We find no merit to the defendant's contention that there was a limitation on Wyatt's right to use the car. Without a showing to the contrary, as manager and partner he was one of the persons who determined when and how he was to use the Mercury. So far as the evidence discloses, he could use it for private purposes at any time, he had full control over it, and the fact that he had not exercised his unrestricted right to use it is not important. Rodenkirk, for Use of Deitenbach v. State Farm Mut. Auto. Ins. Co., supra. The finding of the trial court is not clearly erroneous.
1. The provision of the policy referred to reads:
"V. Use of Other Automobiles: If the named insured is an individual who owns the automobile classified as `pleasure and business' or husband and wife either or both of whom own said automobile, such insurance as is afforded by this policy for bodily injury liability, for property damage liability and for medical payments with respect to said automobile applies with respect to any other automobile, subject to the following provisions: * * *"

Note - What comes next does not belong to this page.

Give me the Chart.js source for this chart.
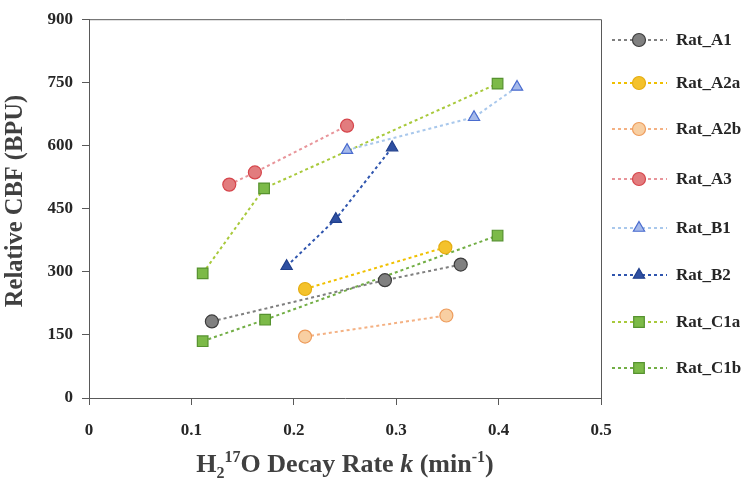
<!DOCTYPE html>
<html>
<head>
<meta charset="utf-8">
<script src="https://cdn.jsdelivr.net/npm/chart.js@4.4.1/dist/chart.umd.min.js"></script>
<style>
  html, body { margin: 0; padding: 0; background: #fff; }
  #wrap { width: 750px; height: 486px; position: relative; }
</style>
</head>
<body>
<div id="wrap"><canvas id="chart"></canvas></div>
<script>
// series names (legend order)
const seriesNames = ["Rat_A1", "Rat_A2a", "Rat_A2b", "Rat_A3", "Rat_B1", "Rat_B2", "Rat_C1a", "Rat_C1b"];

// decay rate k (min-1) and relative CBF (BPU)
const kA1 = [0.120, 0.289, 0.363];
const cbfA1 = [182, 280, 317];
const kA2a = [0.211, 0.348];
const cbfA2a = [259, 358];
const kA2b = [0.211, 0.349];
const cbfA2b = [146, 196];
const kA3 = [0.137, 0.162, 0.252];
const cbfA3 = [507, 536, 647];
const kB1 = [0.252, 0.376, 0.418];
const cbfB1 = [589, 667, 739];
const kB2 = [0.193, 0.241, 0.296];
const cbfB2 = [313, 425, 595];
const kC1a = [0.111, 0.171, 0.399];
const cbfC1a = [296, 498, 747];
const kC1b = [0.111, 0.172, 0.399];
const cbfC1b = [135, 186, 386];

// axis ticks
const xTickValues = [0, 0.1, 0.2, 0.3, 0.4, 0.5];
const yTickValues = [0, 150, 300, 450, 600, 750, 900];

const serif = "'Liberation Serif', 'Times New Roman', serif";

// style per series: marker, fill, edge, line colour
const styles = [
  { shape: "circle", fill: "#808080", edge: "#3d3d3d", line: "#7f7f7f", r: 6.5 },
  { shape: "circle", fill: "#f4c22b", edge: "#e5ad12", line: "#f0c000", r: 6.5 },
  { shape: "circle", fill: "#f8cfa2", edge: "#ee9c5c", line: "#f4b183", r: 6.5 },
  { shape: "circle", fill: "#e27c7e", edge: "#d6464c", line: "#e8959a", r: 6.5 },
  { shape: "triangle", fill: "#a5b9ea", edge: "#4a6ccf", line: "#a9c8ec", r: 6.5 },
  { shape: "triangle", fill: "#2f50a2", edge: "#203f8c", line: "#2f55ae", r: 6.5 },
  { shape: "rect", fill: "#7cba48", edge: "#56922f", line: "#a8c93b", r: 7.5 },
  { shape: "rect", fill: "#7cba48", edge: "#56922f", line: "#72ae45", r: 7.5 }
];

const allK = [kA1, kA2a, kA2b, kA3, kB1, kB2, kC1a, kC1b];
const allCbf = [cbfA1, cbfA2a, cbfA2b, cbfA3, cbfB1, cbfB2, cbfC1a, cbfC1b];

const datasets = seriesNames.map((name, i) => ({
  label: name,
  data: allK[i].map((k, j) => ({ x: k, y: allCbf[i][j] })),
  showLine: true,
  borderColor: styles[i].line,
  borderWidth: 2,
  borderDash: [3, 3],
  pointStyle: styles[i].shape,
  pointRadius: styles[i].r,
  pointBackgroundColor: styles[i].fill,
  pointBorderColor: styles[i].edge,
  pointBorderWidth: 1.2,
  pointHoverRadius: styles[i].r
}));

// small marker helper for the legend
function drawMarker(ctx, st, x, y) {
  ctx.save();
  ctx.fillStyle = st.fill;
  ctx.strokeStyle = st.edge;
  ctx.lineWidth = 1.2;
  ctx.setLineDash([]);
  ctx.beginPath();
  if (st.shape == "circle") {
    ctx.arc(x, y, st.r, 0, Math.PI * 2);
  } else if (st.shape == "triangle") {
    const r = st.r;
    ctx.moveTo(x, y - r);
    ctx.lineTo(x + r * Math.sin(Math.PI / 3), y + r / 2);
    ctx.lineTo(x - r * Math.sin(Math.PI / 3), y + r / 2);
    ctx.closePath();
  } else {
    const s = st.r * Math.SQRT1_2;
    ctx.rect(x - s, y - s, 2 * s, 2 * s);
  }
  ctx.fill();
  ctx.stroke();
  ctx.restore();
}

// frame, axis titles and legend
const extras = {
  id: "extras",
  afterDraw(chart) {
    const ctx = chart.ctx;
    const a = chart.chartArea;

    // top / right frame
    ctx.save();
    ctx.strokeStyle = "#595959";
    ctx.lineWidth = 1;
    ctx.beginPath();
    ctx.moveTo(a.left, a.top + 0.5);
    ctx.lineTo(a.right + 0.5, a.top + 0.5);
    ctx.lineTo(a.right + 0.5, a.bottom);
    ctx.stroke();
    ctx.restore();

    // y title
    ctx.save();
    ctx.translate(16, 201);
    ctx.rotate(-Math.PI / 2);
    ctx.font = "bold 24.5px " + serif;
    ctx.fillStyle = "#404040";
    ctx.textAlign = "center";
    ctx.textBaseline = "middle";
    ctx.fillText("Relative CBF (BPU)", 0, 0);
    ctx.restore();

    // x title with sub/superscripts and italic k
    const big = 26, small = 16;
    const parts = [
      { t: "H", f: "bold " + big + "px ", dy: 0 },
      { t: "2", f: "bold " + small + "px ", dy: 6 },
      { t: "17", f: "bold " + small + "px ", dy: -10 },
      { t: "O Decay Rate ", f: "bold " + big + "px ", dy: 0 },
      { t: "k", f: "italic bold " + big + "px ", dy: 0 },
      { t: " (min", f: "bold " + big + "px ", dy: 0 },
      { t: "-1", f: "bold " + small + "px ", dy: -10 },
      { t: ")", f: "bold " + big + "px ", dy: 0 }
    ];
    ctx.save();
    ctx.fillStyle = "#404040";
    ctx.textBaseline = "alphabetic";
    let total = 0;
    parts.forEach(p => { ctx.font = p.f + serif; total += ctx.measureText(p.t).width; });
    let x = 345 - total / 2;
    parts.forEach(p => {
      ctx.font = p.f + serif;
      ctx.fillText(p.t, x, 472 + p.dy);
      x += ctx.measureText(p.t).width;
    });
    ctx.restore();

    // legend
    ctx.save();
    const legendY = [40, 83, 129, 179, 228, 275, 322, 368];
    seriesNames.forEach((name, i) => {
      const st = styles[i];
      const y = legendY[i];
      ctx.strokeStyle = st.line;
      ctx.lineWidth = 2;
      ctx.setLineDash([3, 3]);
      ctx.beginPath();
      ctx.moveTo(612, y);
      ctx.lineTo(667, y);
      ctx.stroke();
      drawMarker(ctx, st, 639, y);
      ctx.fillStyle = "#262626";
      ctx.font = "bold 17px " + serif;
      ctx.textBaseline = "middle";
      ctx.textAlign = "left";
      ctx.fillText(name, 676, y + 1);
    });
    ctx.restore();
  }
};

new Chart(document.getElementById("chart"), {
  type: "scatter",
  data: { datasets: datasets },
  options: {
    responsive: true,
    maintainAspectRatio: false,
    animation: false,
    layout: { padding: { left: 0, right: 149, top: 14, bottom: 0 } },
    plugins: {
      legend: { display: false },
      tooltip: { enabled: false }
    },
    scales: {
      x: {
        type: "linear",
        min: 0,
        max: 0.5,
        afterBuildTicks: (scale) => {
          scale.ticks = xTickValues.map(v => ({ value: v }));
        },
        afterFit: (scale) => { scale.height = 88; },
        border: { color: "#595959", width: 1 },
        grid: { drawOnChartArea: false, drawTicks: true, tickLength: 7, color: "#595959" },
        ticks: {
          color: "#262626",
          padding: 15,
          font: { family: serif, size: 17, weight: "bold" },
          callback: (v) => v == 0 ? "0" : String(Number(v.toFixed(1)))
        }
      },
      y: {
        min: 0,
        max: 900,
        afterBuildTicks: (scale) => {
          scale.ticks = yTickValues.map(v => ({ value: v }));
        },
        afterFit: (scale) => { scale.width = 89; },
        border: { color: "#595959", width: 1 },
        grid: { drawOnChartArea: false, drawTicks: true, tickLength: 7, color: "#595959" },
        ticks: {
          color: "#262626",
          padding: 9,
          font: { family: serif, size: 17, weight: "bold" }
        }
      }
    }
  },
  plugins: [extras]
});
</script>
</body>
</html>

This provision is followed with this exception:
"(b) This insuring agreement does not apply:
"(1) to any automobile owned by, hired as part of a frequent use of hired automobiles by, or furnished for regular use to the named insured or a member of his household other than a private chauffeur or domestic servant of the named insured or spouse;"
2. Similar cases cited are: Travelers Indemnity Co. v. Pray, 6 Cir., 204 F.2d 821; Comunale v. Traders & General Ins. Co., 116 Cal.App.2d 198, 253 P.2d 495; Miller v. Farmers Mutual Automobile Ins. Co., 179 Kan. 50, 292 P.2d 711.